ASH two choices model vs a 3-choices decision model. (A) ASH modeling approach for determining the effect of thrombophilia testing. The model starts with the population considered for thrombophilia testing. Thrombophilia testing refers to testing for any type of thrombophilia or a specific type. Intervention is the course of action other than usual care. Depending on the particular question, this means prescribing thromboprophylaxis, withholding thromboprophylaxis, extending thromboprophylaxis, stopping thromboprophylaxis, withholding birth control pills, or withholding hormone replacement therapy. Usual care typically consists of short-term (3-6 months) anticoagulation (provoked VTE) or indefinite treatment (unprovoked VTE). P-thrombophilia prevalence (denoted in the manuscript as T_p); incidence risks of VTE recurrence is denoted in the manuscript as p_t+ and p_t- for patients with (thrombophilia) positive results and for patients with negative test results, respectively; Association refers to RR for recurrent VTE in patients with thrombophilia vs patients without thrombophilia (RR_t); Relative effects of intervention (anticoagulant) on VTE recurrence (RR_rx) and bleeding (RR_bleed) compared with no intervention. (B) A decision tree showing a 3-choice clinical dilemma: administer treatment (anticoagulants) vs performing a diagnostic test (T) (thrombophilia testing) vs withholding therapy. Each treatment consists of the management strategies “treat all patients,” “treat none,” and “use thrombophilia test” to decide whether to treat. By “treatment,” we refer to a commitment to a course of action that may include management consisting of treatment or diagnostic testing. p_t+=Pr(D+|T+) refers to the probability of VTE recurrence when the thrombophilia test is positive (T+).
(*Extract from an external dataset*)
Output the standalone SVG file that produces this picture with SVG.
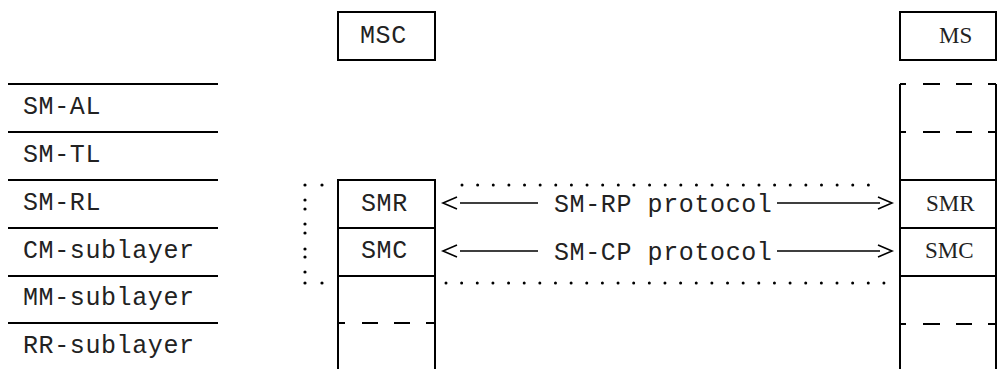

U1 to U4, utilities (outcomes; see Appendix 1 for details).

Figure 2.

Number of VTE and major bleeding (low bleeding risk scenario). The impact analysis displaying the total number of VTE and major bleeding incurred for ASH panel recommendation R1 (A), R2 (B), R3 to R5 (C), and R6 (D) in the low–bleeding risk scenario. Five decision strategies are shown (from left to right): treat according to the threshold (Rx threshold; equation 3 in the manuscript); perform testing and act accordingly; test according to thresholds (equation 2 in the manuscript); treat none (give anticoagulants to no patient without testing); and treat all (provide anticoagulants for all patients without testing).

Figure 3.

Number of VTE and major bleeding (high bleeding risk scenario). The impact analysis displaying the total number of VTE and major bleeding incurred for ASH panel recommendations R1 (A), R2 (B), R3 to R5 (C), and R6 (D) in the high–bleeding risk scenario. Five decision strategies are shown (from left to right): treat according to the threshold (Rx threshold; equation 3 in the manuscript); perform testing and act accordingly; test according to thresholds (equation 2 in the manuscript); treat none (give anticoagulants to no patient without testing); and treat all (provide anticoagulants for all patients without testing).

Figure 4.

Threshold decision model analysis. The results of the threshold decision model analysis in the setting of the low bleeding risk (A) and high bleeding risk (B). The vertical lines (ASH R∗) refer to the recommendations 1 to 6 by the ASH thrombophilia panel. Theoretical thresholds above or below which treatment vs thrombophilia testing vs no anticoagulant treatment should be given are denoted by P_tt, P_t, and P_rx, respectively (see equations (1), (2), (3)). Note that because all ASH R lines are to the right side of P_rx that is, larger than the treatment threshold P_rx in a low-risk bleeding scenario, offering indefinite anticoagulant treatment to all patients represents the best management strategy (A). The same holds for ASH R1, R3 to R5, and R6 in the setting of high-risk bleeding. Because the vertical line ASH R2 is to the left, that is, lower than P_tt (test–no treatment threshold), discontinuing anticoagulation after 3 months of treatment after VTE due to surgery is recommended (see manuscript for details, Table 3, R2).